The law in England and Wales that governs wills is mainly derived from the Wills Act 1837. The Law Commission is currently undergoing a review as to whether the law relating to wills should be modernised, to make it easy for more people to make wills and leave gifts to loved ones. One suggestion is the ability to make wills digitally so to take advantage of developments in technology.
The outcome of this debate is much awaited, as unfortunately statistics state that 40% of the adult population do not have a will. Legendary singer, Aretha Franklin has been reported to have died without making a will with a fortune of $80 million. In England and Wales, if a person dies without a will they are deemed to have died ‘intestate’, which means that the distribution of their estate will be governed by Law, with fixed rules about who will inherit the estate. The deceased has lost all control over whom their property and estate should pass to. This could mean that distant relatives that they do not know or relatives that they do not get on with, may inherit. It can cause difficulties for the family especially where inheritance tax is an issue, adding stress at a time of bereavement.
Going back to the basics, making a will allows you to appoint an executor(s), who administers your estate and distributes the funds according to the terms of your will. An Executor does not need to be a beneficiary (but can be) in your will. If you have children under the age of eighteen, you can choose who you would like to take care of them by appointing a guardian. If you want to, you can also leave certain possessions to certain people, leave an amount of money to grandchildren, a friend or a charity. Maybe someone lives with you, and you want them to be able to continue living in your house, if you died but do not want to leave the property itself to them, then all this can be done by your will. A will also deals with the rest of your money and possessions, and where necessary a will can be drafted to mitigate inheritance tax. A will also allows you to express your wishes about your funeral arrangements. Making a will essentially gives you control over who should inherit your possessions and property.

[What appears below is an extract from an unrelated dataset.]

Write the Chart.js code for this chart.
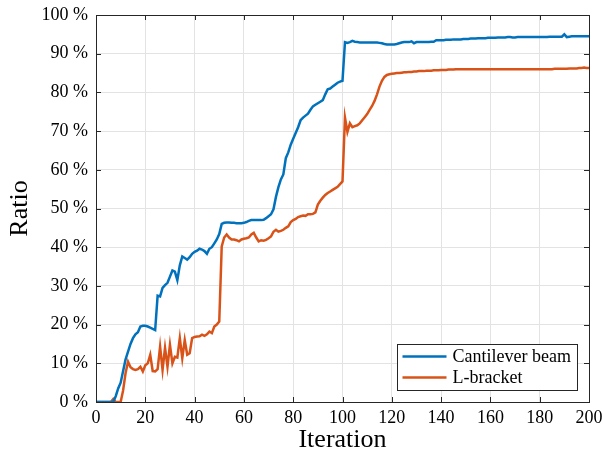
<!DOCTYPE html>
<html>
<head>
<meta charset="utf-8">
<script src="https://cdn.jsdelivr.net/npm/chart.js@4.4.1/dist/chart.umd.min.js"></script>
<style>
  html, body { margin: 0; padding: 0; background: #fff; }
  #wrap { width: 603px; height: 460px; }
</style>
</head>
<body>
<div id="wrap"><canvas id="chart1" width="603" height="460"></canvas></div>
<script>
// iterations 0..200
const iterations = Array.from({ length: 201 }, (_, i) => i);

// Cantilever beam ratio (%), one value per iteration
const cantilever = [
    0, 0, 0, 0, 0, 0, 0, 0, 1.5, 3.5,
    5, 8, 11, 13, 15, 16.5, 17.5, 18, 19.5, 19.7,
    19.7, 19.5, 19.2, 18.9, 18.6, 27.5, 27.3, 29.5, 30.2, 30.8,
    32.4, 34, 33.7, 31.5, 35.3, 37.6, 37.2, 36.8, 37.4, 38.3,
    38.8, 39.1, 39.6, 39.4, 39, 38.3, 39.6, 40, 41, 42,
    43.4, 46, 46.3, 46.4, 46.4, 46.3, 46.3, 46.2, 46.2, 46.2,
    46.3, 46.5, 46.8, 47, 47, 47, 47, 47, 47.1, 47.5,
    48, 48.5, 49.8, 53, 55.5, 57.5, 58.8, 63, 64.5, 66.5,
    68, 69.5, 71, 72.8, 73.5, 74, 74.5, 75.5, 76.4, 76.8,
    77.2, 77.6, 78, 79.5, 80.8, 81, 81.5, 82, 82.5, 82.8,
    83, 93, 92.8, 93, 93.3, 93.1, 93, 92.9, 92.9, 92.9,
    92.9, 92.9, 92.9, 92.9, 92.9, 92.8, 92.7, 92.5, 92.4, 92.4,
    92.4, 92.4, 92.5, 92.7, 92.9, 93, 93, 93, 93.2, 92.7,
    93, 93, 93, 93, 93, 93, 93.1, 93.1, 93.5, 93.5,
    93.5, 93.5, 93.6, 93.6, 93.6, 93.7, 93.7, 93.7, 93.7, 93.8,
    93.8, 93.8, 93.9, 93.9, 93.9, 94, 94, 94, 94, 94.1,
    94.1, 94.1, 94.1, 94.2, 94.2, 94.2, 94.2, 94.3, 94.3, 94.2,
    94.2, 94.3, 94.3, 94.3, 94.3, 94.3, 94.3, 94.3, 94.3, 94.3,
    94.3, 94.3, 94.3, 94.3, 94.4, 94.4, 94.4, 94.4, 94.4, 94.4,
    95, 94.3, 94.4, 94.5, 94.5, 94.5, 94.5, 94.5, 94.5, 94.5,
    94.5
];

// L-bracket ratio (%)
const lbracket = [
    0, 0, 0, 0, 0, 0, 0, 0.8, 0, 0,
    0, 3, 7.5, 10.4, 9, 8.5, 8.3, 8.5, 9.1, 7.9,
    9.5, 10, 12.2, 8, 7.9, 8.5, 14.3, 8.3, 14, 9.1,
    14.8, 10, 11.7, 11.5, 16.5, 11.3, 16, 12.2, 12.6, 16.5,
    16.8, 16.9, 17, 17.4, 17.1, 17.5, 18.2, 17.8, 19.5, 20,
    20.8, 40.2, 42.5, 43.3, 42.5, 42, 42, 41.8, 41.5, 42,
    42.2, 42.3, 42.5, 43.3, 43.7, 42.5, 41.5, 41.8, 41.7, 41.9,
    42.3, 42.8, 44, 44.5, 44, 44.2, 44.5, 45, 45.4, 46.5,
    47, 47.3, 47.8, 48, 48.2, 48.1, 48.5, 48.5, 48.6, 49,
    51, 52, 52.8, 53.5, 54, 54.4, 54.8, 55.2, 55.6, 56.3,
    57, 73.5, 69.8, 72, 71, 71.3, 71.5, 72, 72.8, 73.6,
    74.4, 75.5, 76.5, 77.8, 79.5, 81.5, 83, 84, 84.5, 84.7,
    84.8, 84.9, 85, 85, 85.1, 85.2, 85.2, 85.3, 85.3, 85.4,
    85.4, 85.5, 85.5, 85.5, 85.6, 85.6, 85.6, 85.7, 85.7, 85.7,
    85.8, 85.8, 85.8, 85.9, 85.9, 85.9, 86, 86, 86, 86,
    86, 86, 86, 86, 86, 86, 86, 86, 86, 86,
    86, 86, 86, 86, 86, 86, 86, 86, 86, 86,
    86, 86, 86, 86, 86, 86, 86, 86, 86, 86,
    86, 86, 86, 86, 86, 86, 86.1, 86.1, 86.1, 86.1,
    86.1, 86.1, 86.2, 86.2, 86.2, 86.2, 86.3, 86.3, 86.4, 86.3,
    86.3
];

const xTicks = [0, 20, 40, 60, 80, 100, 120, 140, 160, 180, 200];
const yTicks = [0, 10, 20, 30, 40, 50, 60, 70, 80, 90, 100];

const seriesNames = ['Cantilever beam', 'L-bracket'];
const seriesColors = ['#0072BD', '#D95319'];

const serif = "'Liberation Serif', 'DejaVu Serif', serif";
const axisColor = '#262626';

const toPoints = vals => vals.map((v, i) => ({ x: iterations[i], y: v }));

// box with inward ticks on all four sides + legend in lower right
const matlabAxes = {
    id: 'matlabAxes',
    afterDatasetsDraw(chart) {
        const { ctx, chartArea: a, scales } = chart;
        ctx.save();
        ctx.strokeStyle = axisColor;
        ctx.lineWidth = 1;
        ctx.beginPath();
        const tl = 5;
        xTicks.forEach(t => {
            const px = Math.round(scales.x.getPixelForValue(t)) + 0.5;
            ctx.moveTo(px, a.bottom); ctx.lineTo(px, a.bottom - tl);
            ctx.moveTo(px, a.top); ctx.lineTo(px, a.top + tl);
        });
        yTicks.forEach(t => {
            const py = Math.round(scales.y.getPixelForValue(t)) + 0.5;
            ctx.moveTo(a.left, py); ctx.lineTo(a.left + tl, py);
            ctx.moveTo(a.right, py); ctx.lineTo(a.right - tl, py);
        });
        ctx.stroke();
        ctx.strokeRect(Math.round(a.left) + 0.5, Math.round(a.top) + 0.5,
            Math.round(a.right - a.left), Math.round(a.bottom - a.top));

        // legend
        const bx = 397.5, by = 344.5, bw = 180, bh = 46;
        ctx.fillStyle = '#fff';
        ctx.fillRect(bx, by, bw, bh);
        ctx.strokeRect(bx, by, bw, bh);
        ctx.font = "18px " + serif;
        ctx.textBaseline = 'middle';
        chart.data.datasets.forEach((ds, i) => {
            const ly = by + 12 + i * 21;
            ctx.strokeStyle = ds.borderColor;
            ctx.lineWidth = 2.5;
            ctx.beginPath();
            ctx.moveTo(bx + 5, ly); ctx.lineTo(bx + 49, ly);
            ctx.stroke();
            ctx.fillStyle = '#000';
            ctx.fillText(ds.label, bx + 55, ly + 1);
        });
        ctx.restore();
    }
};

const chart1Ctx = document.getElementById('chart1').getContext('2d');
const chart1 = new Chart(chart1Ctx, {
    type: 'line',
    data: {
        datasets: seriesNames.map((name, i) => ({
            label: name,
            data: toPoints(i === 0 ? cantilever : lbracket),
            borderColor: seriesColors[i],
            backgroundColor: seriesColors[i],
            borderWidth: 2.5,
            pointRadius: 0,
            tension: 0,
            fill: false
        }))
    },
    options: {
        responsive: false,
        animation: false,
        layout: { padding: { left: 0, right: 14, top: 15, bottom: 0 } },
        plugins: {
            legend: { display: false },
            tooltip: { enabled: false }
        },
        scales: {
            x: {
                type: 'linear',
                min: 0,
                max: 200,
                afterFit: s => { s.height = 58; s.paddingLeft = 0; s.paddingRight = 0; },
                afterBuildTicks: s => { s.ticks = xTicks.map(v => ({ value: v })); },
                ticks: { color: '#000', padding: 5, font: { family: serif, size: 18 }, maxRotation: 0 },
                grid: { color: '#e3e3e3', drawTicks: false },
                border: { display: false },
                title: { display: true, text: 'Iteration', color: '#000', font: { family: serif, size: 26 }, padding: { top: 0, bottom: 4 } }
            },
            y: {
                type: 'linear',
                min: 0,
                max: 100,
                afterFit: s => { s.width = 96; s.paddingTop = 0; s.paddingBottom = 0; },
                afterBuildTicks: s => { s.ticks = yTicks.map(v => ({ value: v })); },
                ticks: { color: '#000', padding: 8, font: { family: serif, size: 18 }, callback: v => v + ' %' },
                grid: { color: '#e3e3e3', drawTicks: false },
                border: { display: false },
                title: { display: true, text: 'Ratio', color: '#000', font: { family: serif, size: 26 }, padding: { top: 5, bottom: 0 } }
            }
        }
    },
    plugins: [matlabAxes]
});
</script>
</body>
</html>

Even if you have made a will, it is just as important to keep it under review. British Businessman, Richard Cousins who was the highly regarded head of the catering company, Compass had only recently updated his will before his untimely death. Mr Cousins died in a sea-plane crash, along with his two sons, fiancée and her daughter whilst on holiday. It is reported that originally, Mr Cousins had intended to leave the majority of his wealth to his two sons, aged 25 and 23. However, shortly before the tragedy, Mr Cousins had updated his will to include a ‘default clause’ that would come into force, if he and his sons all died together. Although, Mr Cousins would clearly never have wanted this clause to take effect, having updated his will meant that his true intentions were carried out and £41million of his wealth was left to the charity Oxfam.